Dunlop founded the Irish Champion Athletic Club in 1871. After an initial meeting at Trinity College, the Provost of the College banned any further meeting on campus. Dunlop had to find a new home for his sporting endeavours. Writing in 1921, Dunlop stated: "I was therefore forced to look for another plot, and after careful consideration chose the present Lansdowne Road one. In conjunction with the late Edward Dillon (my trainer), I took a 69 year lease from the Pembroke Estate, paying a ground rent of £60 per annum, of part only of the premises stretching from the railway to about 60 yards from the Dodder. I laid down a cinder running path of a quarter-mile, laid down the present Lansdowne Tennis Club ground with my own theodolite, started a Lansdowne archery club, a Lansdowne cricket club, and last, but not least, the Lansdowne Rugby Football Club - colours red, black and yellow. On the tennis club grounds the first tennis championship was held long before Fitzwilliam meetings."

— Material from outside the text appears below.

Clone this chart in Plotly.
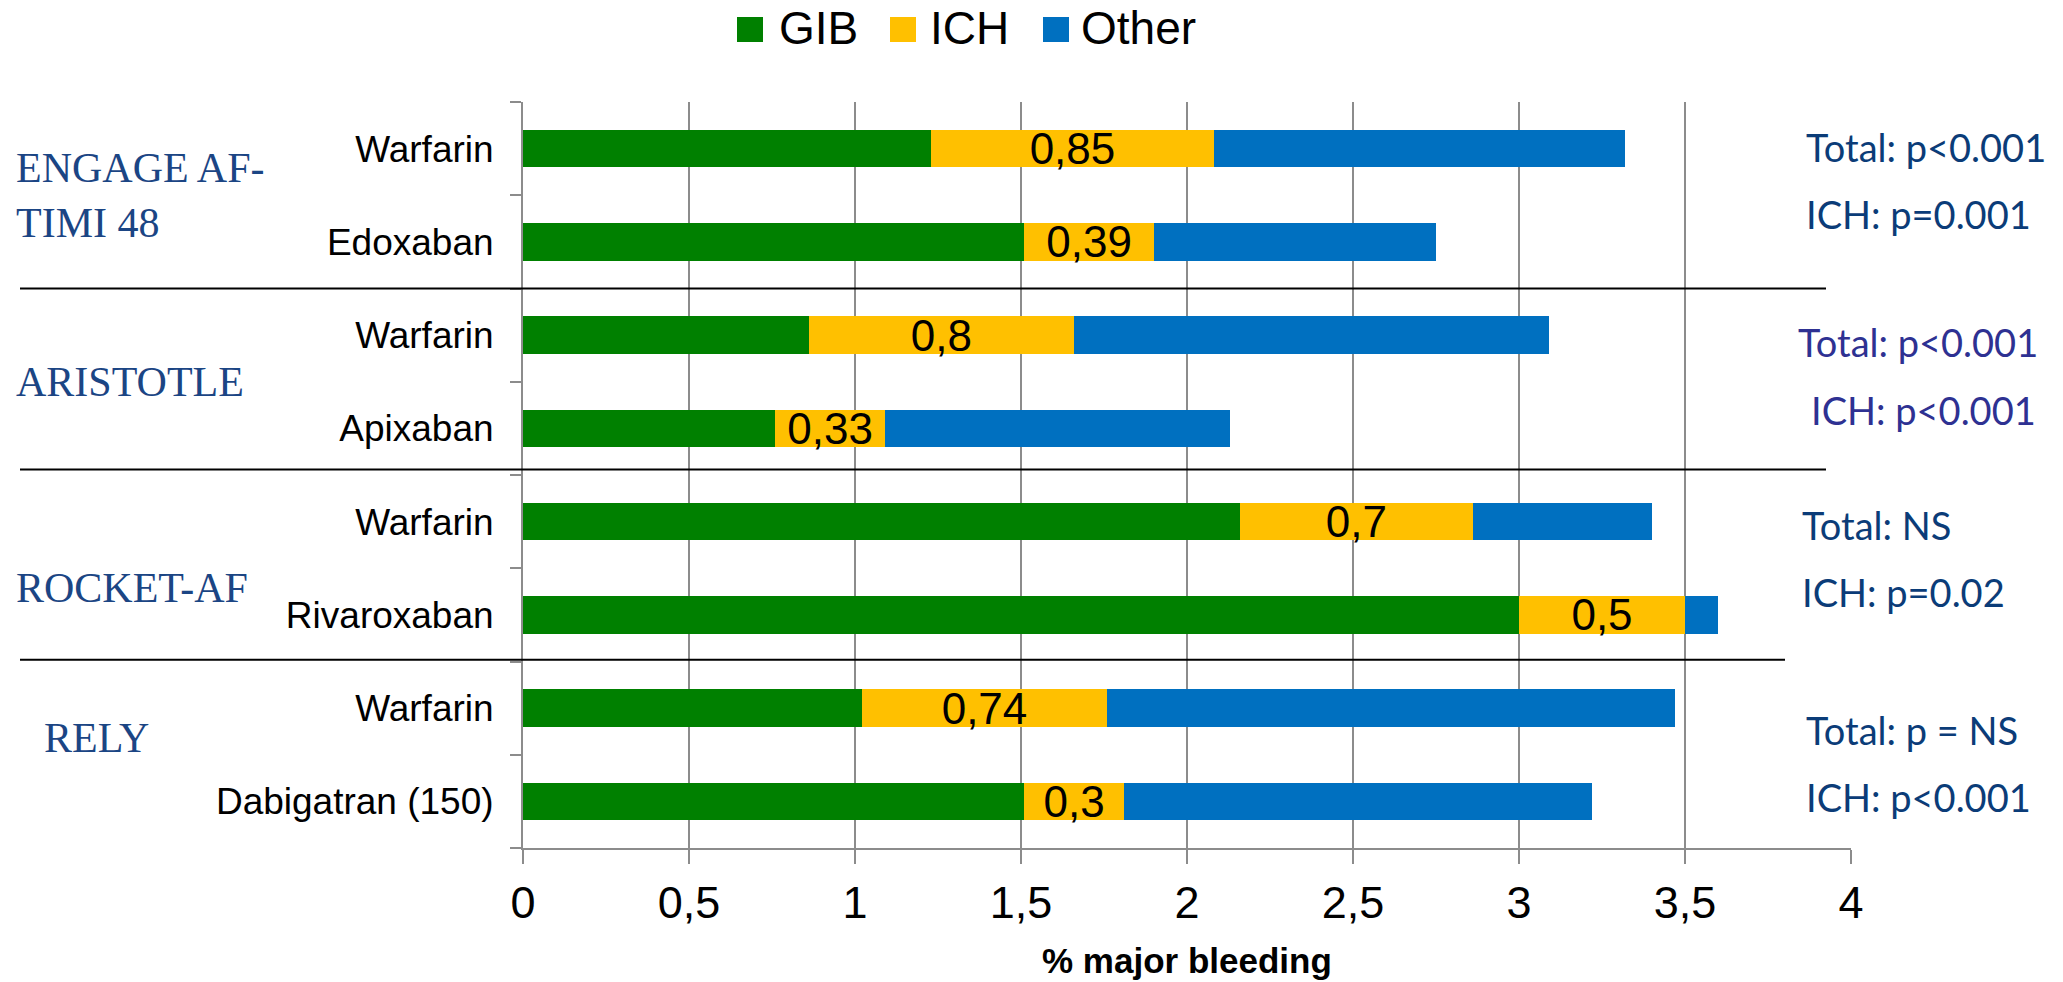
import plotly.graph_objects as go

# ---- data -------------------------------------------------------------
trials = ["ENGAGE AF-<br>TIMI 48", "ARISTOTLE", "ROCKET-AF", "RELY"]
arms = ["Warfarin", "Edoxaban", "Warfarin", "Apixaban",
        "Warfarin", "Rivaroxaban", "Warfarin", "Dabigatran (150)"]
gib = [1.23, 1.51, 0.86, 0.76, 2.16, 3.00, 1.02, 1.51]
ich = [0.85, 0.39, 0.80, 0.33, 0.70, 0.50, 0.74, 0.30]
other = [1.24, 0.85, 1.43, 1.04, 0.54, 0.10, 1.71, 1.41]
series_names = ["GIB", "ICH", "Other"]
stats = [("Total: p<0.001", "ICH: p=0.001"),
         ("Total: p<0.001", "ICH: p<0.001"),
         ("Total: NS", "ICH: p=0.02"),
         ("Total: p = NS", "ICH: p<0.001")]
x_ticks = [0, 0.5, 1, 1.5, 2, 2.5, 3, 3.5, 4]

# ---- styling ----------------------------------------------------------
W, H = 2063, 982
ML, MR, MT, MB = 523, 212, 102, 134
colors = {"GIB": "#008000", "ICH": "#FFC000", "Other": "#0070C0"}
GRID = "#8C8C8C"
SANS = "Liberation Sans, Arial, sans-serif"
SERIF = "Liberation Serif, Times New Roman, serif"
CALI = "Lato, Carlito, Calibri, sans-serif"
TRIAL_COLOR = "#1B4584"
STAT_COLORS = ["#0B3C78", "#2E3192", "#0B3C78", "#0B3C78"]

PW, PH = W - ML - MR, H - MT - MB


def px_x(px):
    return (px - ML) / PW


def px_y(py):
    return 1 - (py - MT) / PH


ypos = list(range(len(arms)))
fmt = lambda v: f"{v:g}".replace(".", ",")

fig = go.Figure()
for name, vals in zip(series_names, [gib, ich, other]):
    fig.add_trace(go.Bar(
        name=name, y=ypos, x=vals, orientation="h",
        marker=dict(color=colors[name], line=dict(width=0)),
        width=0.4,
        text=[fmt(v) for v in vals] if name == "ICH" else None,
        textposition="inside" if name == "ICH" else "none",
        insidetextanchor="middle",
        textangle=0,
        constraintext="none",
        textfont=dict(family=SANS, size=44, color="black"),
        showlegend=False,
        hoverinfo="x+name",
    ))

shapes = []
annotations = []

# group separators
sep_lines = [(1.5, 20, 1826), (3.44, 20, 1826), (5.48, 20, 1785)]
for yv, x0, x1 in sep_lines:
    shapes.append(dict(type="line", xref="paper", yref="y",
                       x0=px_x(x0), x1=px_x(x1), y0=yv, y1=yv,
                       line=dict(color="black", width=2), layer="above"))

# white panels behind the statistics text
for y0, y1 in [(113, 253), (310, 448), (492, 632), (697, 837)]:
    shapes.append(dict(type="rect", xref="paper", yref="paper",
                       x0=px_x(1838), x1=px_x(1864), y0=px_y(y1), y1=px_y(y0),
                       fillcolor="white", line=dict(width=0), layer="above"))

# trial names
trial_pos = [(14, 195), (14, 382), (14, 588), (42, 738)]
for txt, (x, y) in zip(trials, trial_pos):
    annotations.append(dict(text=txt, xref="paper", yref="paper",
                            x=px_x(x), y=px_y(y), xanchor="left", yanchor="middle",
                            align="left", showarrow=False,
                            font=dict(family=SERIF, size=42, color=TRIAL_COLOR)))

# statistics
stat_pos = [((1804, 147), (1804, 214)), ((1796, 342), (1809, 410)),
            ((1800, 525), (1800, 592)), ((1804, 730), (1804, 797))]
for (t1, t2), ((xa, ya), (xb, yb)), c in zip(stats, stat_pos, STAT_COLORS):
    for txt, x, y in [(t1, xa, ya), (t2, xb, yb)]:
        annotations.append(dict(text=txt, xref="paper", yref="paper",
                                x=px_x(x), y=px_y(y), xanchor="left", yanchor="middle",
                                showarrow=False,
                                font=dict(family=CALI, size=38, color=c)))

# legend
leg_pos = [(737, 777), (890, 928), (1043, 1079)]
for name, (sx, tx) in zip(series_names, leg_pos):
    shapes.append(dict(type="rect", xref="paper", yref="paper",
                       x0=px_x(sx), x1=px_x(sx + 26), y0=px_y(42), y1=px_y(17),
                       fillcolor=colors[name], line=dict(width=0)))
    annotations.append(dict(text=name, xref="paper", yref="paper",
                            x=px_x(tx), y=px_y(28), xanchor="left", yanchor="middle",
                            showarrow=False,
                            font=dict(family=SANS, size=46, color="black")))

# axis title
annotations.append(dict(text="<b>% major bleeding</b>", xref="paper", yref="paper",
                        x=0.5, y=px_y(960), xanchor="center", yanchor="middle",
                        showarrow=False,
                        font=dict(family=SANS, size=35, color="black")))

fig.update_layout(
    width=W, height=H,
    margin=dict(l=ML, r=MR, t=MT, b=MB, pad=0),
    paper_bgcolor="white", plot_bgcolor="white",
    barmode="stack",
    shapes=shapes, annotations=annotations,
    xaxis=dict(range=[0, 4], tickvals=x_ticks, ticktext=[fmt(v) for v in x_ticks],
               showgrid=True, gridcolor=GRID, gridwidth=1.5,
               showline=True, linecolor=GRID, linewidth=2,
               ticks="outside", ticklen=14, tickcolor=GRID, tickwidth=1.5,
               tickfont=dict(family=SANS, size=45, color="black"),
               zeroline=False, fixedrange=True),
    yaxis=dict(range=[len(arms) - 0.5, -0.5], tickvals=ypos, ticktext=arms,
               showgrid=False, zeroline=False,
               showline=True, linecolor=GRID, linewidth=2,
               ticks="", ticklabelstandoff=20,
               tickfont=dict(family=SANS, size=37, color="black"),
               minor=dict(tickmode="array",
                          tickvals=[i - 0.5 for i in range(len(arms) + 1)],
                          ticks="outside", ticklen=11, tickcolor=GRID, tickwidth=1.5,
                          showgrid=False),
               fixedrange=True),
)

fig.write_html("out.html")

Dunlop founded Lansdowne Football Club in 1872 and that club has played rugby union ever since at the grounds, being one of the most prominent and successful rugby clubs in Leinster and Ireland. Wanderers Football Club, founded in 1869, joined Lansdowne at the grounds later. The two clubs were tenants since that time, and also use the new Aviva Stadium.

Some 300 cartloads of soil from a trench beneath the railway were used to raise the ground, allowing Dunlop to utilise his engineering expertise to create a pitch envied around Ireland.